● **Brief**:
Look in the material below for the line with "Generate a web" and the line with "const font = 'Liberation", then set down exactly those two lines and all lines between, nothing more.

● **Records to process**:
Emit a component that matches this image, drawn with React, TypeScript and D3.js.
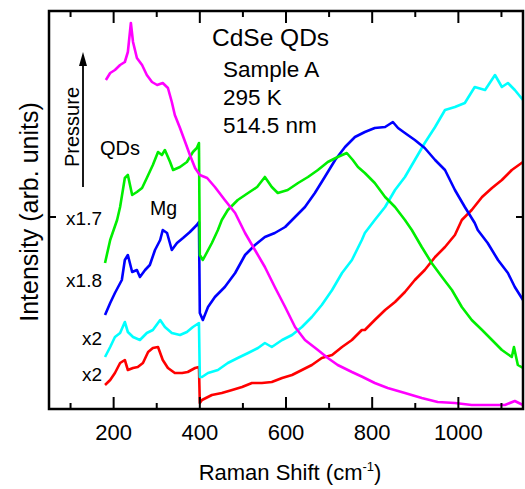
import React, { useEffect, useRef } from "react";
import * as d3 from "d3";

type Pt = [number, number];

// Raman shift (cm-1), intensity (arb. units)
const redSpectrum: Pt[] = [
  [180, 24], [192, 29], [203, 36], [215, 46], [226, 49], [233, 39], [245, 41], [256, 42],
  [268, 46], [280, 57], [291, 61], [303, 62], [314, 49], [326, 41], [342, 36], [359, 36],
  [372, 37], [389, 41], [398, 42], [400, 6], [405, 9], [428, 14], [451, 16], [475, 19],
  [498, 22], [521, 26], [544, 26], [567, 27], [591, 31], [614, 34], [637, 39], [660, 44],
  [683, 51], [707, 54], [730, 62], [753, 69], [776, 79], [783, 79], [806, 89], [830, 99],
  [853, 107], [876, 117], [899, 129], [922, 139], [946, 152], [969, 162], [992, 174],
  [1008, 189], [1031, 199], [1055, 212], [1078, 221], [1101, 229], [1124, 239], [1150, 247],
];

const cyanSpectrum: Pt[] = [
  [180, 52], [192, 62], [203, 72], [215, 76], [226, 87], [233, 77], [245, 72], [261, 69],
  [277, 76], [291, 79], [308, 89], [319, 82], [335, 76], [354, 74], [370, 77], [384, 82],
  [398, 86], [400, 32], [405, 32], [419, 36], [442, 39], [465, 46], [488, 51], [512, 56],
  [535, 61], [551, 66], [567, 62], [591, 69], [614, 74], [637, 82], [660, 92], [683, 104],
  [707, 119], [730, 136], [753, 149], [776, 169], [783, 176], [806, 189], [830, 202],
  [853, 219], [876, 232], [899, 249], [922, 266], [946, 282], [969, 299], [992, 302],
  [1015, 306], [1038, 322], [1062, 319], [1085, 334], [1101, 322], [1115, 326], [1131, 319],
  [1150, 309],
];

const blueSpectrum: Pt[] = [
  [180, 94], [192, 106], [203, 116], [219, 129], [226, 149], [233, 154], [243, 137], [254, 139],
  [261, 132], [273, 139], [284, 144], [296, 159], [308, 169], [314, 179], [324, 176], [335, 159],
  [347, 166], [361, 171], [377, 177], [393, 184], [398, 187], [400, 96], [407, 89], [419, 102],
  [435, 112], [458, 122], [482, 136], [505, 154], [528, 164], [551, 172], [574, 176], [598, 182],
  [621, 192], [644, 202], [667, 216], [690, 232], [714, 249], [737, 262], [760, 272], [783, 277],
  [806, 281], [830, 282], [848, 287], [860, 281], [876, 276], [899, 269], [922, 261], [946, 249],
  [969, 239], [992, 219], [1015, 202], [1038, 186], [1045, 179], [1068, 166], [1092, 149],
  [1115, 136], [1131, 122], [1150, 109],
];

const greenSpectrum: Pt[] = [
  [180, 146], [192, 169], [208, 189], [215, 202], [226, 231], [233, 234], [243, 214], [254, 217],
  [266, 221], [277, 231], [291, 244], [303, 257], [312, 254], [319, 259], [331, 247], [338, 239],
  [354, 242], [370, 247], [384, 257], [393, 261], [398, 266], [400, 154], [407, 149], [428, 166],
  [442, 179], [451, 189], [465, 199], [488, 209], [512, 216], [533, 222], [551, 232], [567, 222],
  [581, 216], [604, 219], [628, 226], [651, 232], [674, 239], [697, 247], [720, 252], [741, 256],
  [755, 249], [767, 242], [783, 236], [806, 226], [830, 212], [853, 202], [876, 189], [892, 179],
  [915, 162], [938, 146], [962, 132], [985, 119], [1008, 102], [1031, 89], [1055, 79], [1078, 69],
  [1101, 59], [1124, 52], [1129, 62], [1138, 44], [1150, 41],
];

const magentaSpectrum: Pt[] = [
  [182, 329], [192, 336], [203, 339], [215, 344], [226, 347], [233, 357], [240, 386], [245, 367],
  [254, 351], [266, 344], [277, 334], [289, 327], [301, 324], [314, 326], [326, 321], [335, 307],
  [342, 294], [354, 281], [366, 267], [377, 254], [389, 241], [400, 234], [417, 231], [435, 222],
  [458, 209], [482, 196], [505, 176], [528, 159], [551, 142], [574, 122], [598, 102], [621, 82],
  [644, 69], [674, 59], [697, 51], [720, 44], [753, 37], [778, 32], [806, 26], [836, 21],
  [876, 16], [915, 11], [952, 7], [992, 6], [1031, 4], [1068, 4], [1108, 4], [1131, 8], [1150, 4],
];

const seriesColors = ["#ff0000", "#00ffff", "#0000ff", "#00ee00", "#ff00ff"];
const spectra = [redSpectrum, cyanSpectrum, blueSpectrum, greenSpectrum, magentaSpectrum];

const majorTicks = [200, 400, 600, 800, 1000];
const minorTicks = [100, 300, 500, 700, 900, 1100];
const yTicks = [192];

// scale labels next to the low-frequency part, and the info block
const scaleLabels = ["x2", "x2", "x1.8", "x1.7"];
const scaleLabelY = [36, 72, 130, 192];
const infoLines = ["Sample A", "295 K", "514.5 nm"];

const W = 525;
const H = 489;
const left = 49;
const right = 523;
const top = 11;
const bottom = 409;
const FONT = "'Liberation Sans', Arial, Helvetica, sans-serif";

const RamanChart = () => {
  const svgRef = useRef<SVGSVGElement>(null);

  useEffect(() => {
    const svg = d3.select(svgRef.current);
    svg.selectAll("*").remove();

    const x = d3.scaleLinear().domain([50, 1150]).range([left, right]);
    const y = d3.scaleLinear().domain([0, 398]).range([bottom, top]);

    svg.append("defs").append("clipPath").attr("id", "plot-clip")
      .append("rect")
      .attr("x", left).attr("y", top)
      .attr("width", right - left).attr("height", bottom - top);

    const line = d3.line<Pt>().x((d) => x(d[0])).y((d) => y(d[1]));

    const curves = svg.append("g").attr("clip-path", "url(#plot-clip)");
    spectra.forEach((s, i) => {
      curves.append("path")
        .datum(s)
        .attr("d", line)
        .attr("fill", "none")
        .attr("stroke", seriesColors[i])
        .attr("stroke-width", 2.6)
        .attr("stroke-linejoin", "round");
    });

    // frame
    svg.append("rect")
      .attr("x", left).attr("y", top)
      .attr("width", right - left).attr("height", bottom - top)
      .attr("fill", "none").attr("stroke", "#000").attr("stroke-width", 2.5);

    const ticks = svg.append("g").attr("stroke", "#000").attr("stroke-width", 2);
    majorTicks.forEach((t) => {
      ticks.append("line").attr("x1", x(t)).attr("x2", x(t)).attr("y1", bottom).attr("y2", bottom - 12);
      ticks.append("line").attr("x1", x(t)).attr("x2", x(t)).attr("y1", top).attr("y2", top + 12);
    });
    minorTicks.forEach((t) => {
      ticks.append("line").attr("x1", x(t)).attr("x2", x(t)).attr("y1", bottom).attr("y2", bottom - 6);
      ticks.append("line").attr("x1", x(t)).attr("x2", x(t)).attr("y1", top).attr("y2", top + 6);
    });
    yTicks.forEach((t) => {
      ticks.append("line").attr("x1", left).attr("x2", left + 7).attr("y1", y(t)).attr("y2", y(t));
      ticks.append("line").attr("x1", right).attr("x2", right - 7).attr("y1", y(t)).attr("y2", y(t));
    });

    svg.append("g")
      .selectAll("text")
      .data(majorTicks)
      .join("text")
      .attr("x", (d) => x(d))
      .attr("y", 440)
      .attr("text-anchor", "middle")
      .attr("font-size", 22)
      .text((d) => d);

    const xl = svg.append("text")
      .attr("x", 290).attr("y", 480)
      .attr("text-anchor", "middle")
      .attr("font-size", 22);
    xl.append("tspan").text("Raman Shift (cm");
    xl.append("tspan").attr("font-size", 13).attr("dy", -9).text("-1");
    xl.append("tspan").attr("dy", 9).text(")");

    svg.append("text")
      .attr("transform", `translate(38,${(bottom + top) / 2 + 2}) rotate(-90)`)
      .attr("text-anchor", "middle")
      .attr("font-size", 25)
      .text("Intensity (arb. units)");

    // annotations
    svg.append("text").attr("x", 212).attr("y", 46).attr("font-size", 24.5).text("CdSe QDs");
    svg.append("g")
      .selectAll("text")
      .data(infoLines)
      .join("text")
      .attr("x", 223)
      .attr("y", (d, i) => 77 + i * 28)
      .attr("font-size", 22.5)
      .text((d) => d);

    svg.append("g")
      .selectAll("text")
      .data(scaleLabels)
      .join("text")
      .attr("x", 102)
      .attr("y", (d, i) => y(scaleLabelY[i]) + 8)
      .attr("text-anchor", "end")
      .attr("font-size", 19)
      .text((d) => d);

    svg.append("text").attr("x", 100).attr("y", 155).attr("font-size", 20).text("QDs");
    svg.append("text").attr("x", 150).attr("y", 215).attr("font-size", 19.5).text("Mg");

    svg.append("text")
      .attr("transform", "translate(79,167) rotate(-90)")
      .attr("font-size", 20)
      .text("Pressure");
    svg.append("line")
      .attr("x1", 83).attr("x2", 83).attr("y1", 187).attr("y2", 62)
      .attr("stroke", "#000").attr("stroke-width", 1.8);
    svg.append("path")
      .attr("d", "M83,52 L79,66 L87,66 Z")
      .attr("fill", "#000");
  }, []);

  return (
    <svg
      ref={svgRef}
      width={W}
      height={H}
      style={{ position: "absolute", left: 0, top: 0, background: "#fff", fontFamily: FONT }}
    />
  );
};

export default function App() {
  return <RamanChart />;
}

---

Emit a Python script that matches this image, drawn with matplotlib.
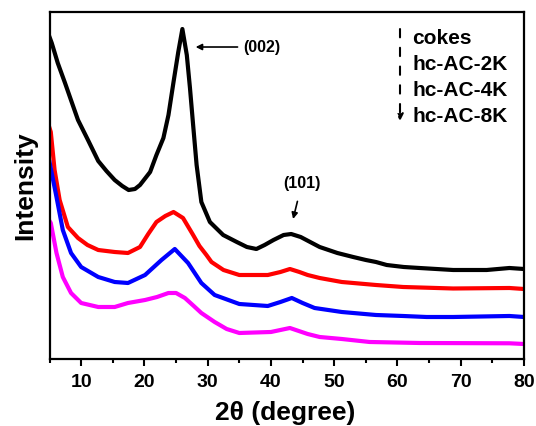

==

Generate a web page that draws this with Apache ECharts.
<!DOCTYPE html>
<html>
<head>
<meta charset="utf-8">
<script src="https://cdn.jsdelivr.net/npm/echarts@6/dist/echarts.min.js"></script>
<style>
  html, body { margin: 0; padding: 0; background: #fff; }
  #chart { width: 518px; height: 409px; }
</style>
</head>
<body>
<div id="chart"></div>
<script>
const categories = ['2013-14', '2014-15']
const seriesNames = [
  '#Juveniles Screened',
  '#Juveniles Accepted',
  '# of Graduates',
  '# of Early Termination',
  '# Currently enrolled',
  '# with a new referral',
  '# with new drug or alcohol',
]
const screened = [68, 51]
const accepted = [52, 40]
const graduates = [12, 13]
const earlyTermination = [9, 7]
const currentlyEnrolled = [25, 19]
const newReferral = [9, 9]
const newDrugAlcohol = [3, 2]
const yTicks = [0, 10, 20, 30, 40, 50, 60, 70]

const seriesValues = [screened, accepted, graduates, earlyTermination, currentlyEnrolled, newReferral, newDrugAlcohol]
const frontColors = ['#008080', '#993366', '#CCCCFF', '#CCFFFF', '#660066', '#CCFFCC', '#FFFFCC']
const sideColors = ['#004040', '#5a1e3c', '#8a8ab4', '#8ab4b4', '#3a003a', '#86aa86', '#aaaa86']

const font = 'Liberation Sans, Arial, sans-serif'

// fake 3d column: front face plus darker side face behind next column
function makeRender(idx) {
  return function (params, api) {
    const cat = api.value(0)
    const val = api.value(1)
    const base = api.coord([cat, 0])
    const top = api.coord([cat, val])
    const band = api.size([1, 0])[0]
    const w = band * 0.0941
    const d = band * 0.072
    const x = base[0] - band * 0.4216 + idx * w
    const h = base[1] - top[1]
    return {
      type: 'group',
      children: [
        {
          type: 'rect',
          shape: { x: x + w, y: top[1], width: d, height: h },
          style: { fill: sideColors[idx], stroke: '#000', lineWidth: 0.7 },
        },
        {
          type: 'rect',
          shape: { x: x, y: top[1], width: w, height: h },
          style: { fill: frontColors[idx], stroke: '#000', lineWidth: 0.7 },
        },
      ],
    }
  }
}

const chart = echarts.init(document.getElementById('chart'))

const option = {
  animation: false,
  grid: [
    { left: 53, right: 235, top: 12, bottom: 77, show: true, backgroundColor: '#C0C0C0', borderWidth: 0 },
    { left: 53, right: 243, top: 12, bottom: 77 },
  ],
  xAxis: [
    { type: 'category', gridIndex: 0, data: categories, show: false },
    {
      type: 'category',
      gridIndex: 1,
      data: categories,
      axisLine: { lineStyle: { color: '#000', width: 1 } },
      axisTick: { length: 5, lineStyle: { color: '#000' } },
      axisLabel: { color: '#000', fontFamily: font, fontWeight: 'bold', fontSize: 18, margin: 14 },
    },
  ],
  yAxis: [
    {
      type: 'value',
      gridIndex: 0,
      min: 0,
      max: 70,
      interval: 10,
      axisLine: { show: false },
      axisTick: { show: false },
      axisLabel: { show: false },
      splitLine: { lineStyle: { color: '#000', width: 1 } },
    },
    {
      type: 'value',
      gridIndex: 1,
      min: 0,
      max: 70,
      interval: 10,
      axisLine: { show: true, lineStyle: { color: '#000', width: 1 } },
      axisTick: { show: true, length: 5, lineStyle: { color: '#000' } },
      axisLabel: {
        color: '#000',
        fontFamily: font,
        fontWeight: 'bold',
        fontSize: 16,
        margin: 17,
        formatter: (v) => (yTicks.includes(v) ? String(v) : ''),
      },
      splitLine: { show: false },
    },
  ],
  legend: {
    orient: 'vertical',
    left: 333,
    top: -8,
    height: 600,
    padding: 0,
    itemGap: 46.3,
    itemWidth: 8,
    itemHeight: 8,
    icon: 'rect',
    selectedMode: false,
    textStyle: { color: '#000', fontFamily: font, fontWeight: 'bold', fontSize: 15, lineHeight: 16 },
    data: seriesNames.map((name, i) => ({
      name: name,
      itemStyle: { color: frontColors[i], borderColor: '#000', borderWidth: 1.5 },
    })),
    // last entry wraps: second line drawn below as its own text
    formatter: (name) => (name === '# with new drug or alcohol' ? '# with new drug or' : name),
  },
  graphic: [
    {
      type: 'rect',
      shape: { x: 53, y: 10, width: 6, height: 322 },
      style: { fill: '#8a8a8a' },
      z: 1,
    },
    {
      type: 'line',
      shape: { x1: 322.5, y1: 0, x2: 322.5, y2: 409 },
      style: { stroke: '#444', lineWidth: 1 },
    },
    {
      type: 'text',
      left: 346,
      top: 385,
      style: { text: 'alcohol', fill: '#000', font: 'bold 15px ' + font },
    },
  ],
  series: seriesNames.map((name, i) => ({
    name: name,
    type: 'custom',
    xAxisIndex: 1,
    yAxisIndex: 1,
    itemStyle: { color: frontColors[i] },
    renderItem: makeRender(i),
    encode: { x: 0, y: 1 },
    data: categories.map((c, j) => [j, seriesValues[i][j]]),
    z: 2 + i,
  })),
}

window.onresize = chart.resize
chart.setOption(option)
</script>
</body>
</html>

● **Task answer**:
Generate a web page that draws this with Apache ECharts.
<!DOCTYPE html>
<html>
<head>
<meta charset="utf-8">
<script src="https://cdn.jsdelivr.net/npm/echarts@6/dist/echarts.min.js"></script>
<style>
  html, body { margin: 0; padding: 0; background: #fff; }
  #chart { width: 518px; height: 409px; }
</style>
</head>
<body>
<div id="chart"></div>
<script>
const categories = ['2013-14', '2014-15']
const seriesNames = [
  '#Juveniles Screened',
  '#Juveniles Accepted',
  '# of Graduates',
  '# of Early Termination',
  '# Currently enrolled',
  '# with a new referral',
  '# with new drug or alcohol',
]
const screened = [68, 51]
const accepted = [52, 40]
const graduates = [12, 13]
const earlyTermination = [9, 7]
const currentlyEnrolled = [25, 19]
const newReferral = [9, 9]
const newDrugAlcohol = [3, 2]
const yTicks = [0, 10, 20, 30, 40, 50, 60, 70]

const seriesValues = [screened, accepted, graduates, earlyTermination, currentlyEnrolled, newReferral, newDrugAlcohol]
const frontColors = ['#008080', '#993366', '#CCCCFF', '#CCFFFF', '#660066', '#CCFFCC', '#FFFFCC']
const sideColors = ['#004040', '#5a1e3c', '#8a8ab4', '#8ab4b4', '#3a003a', '#86aa86', '#aaaa86']

const font = 'Liberation Sans, Arial, sans-serif'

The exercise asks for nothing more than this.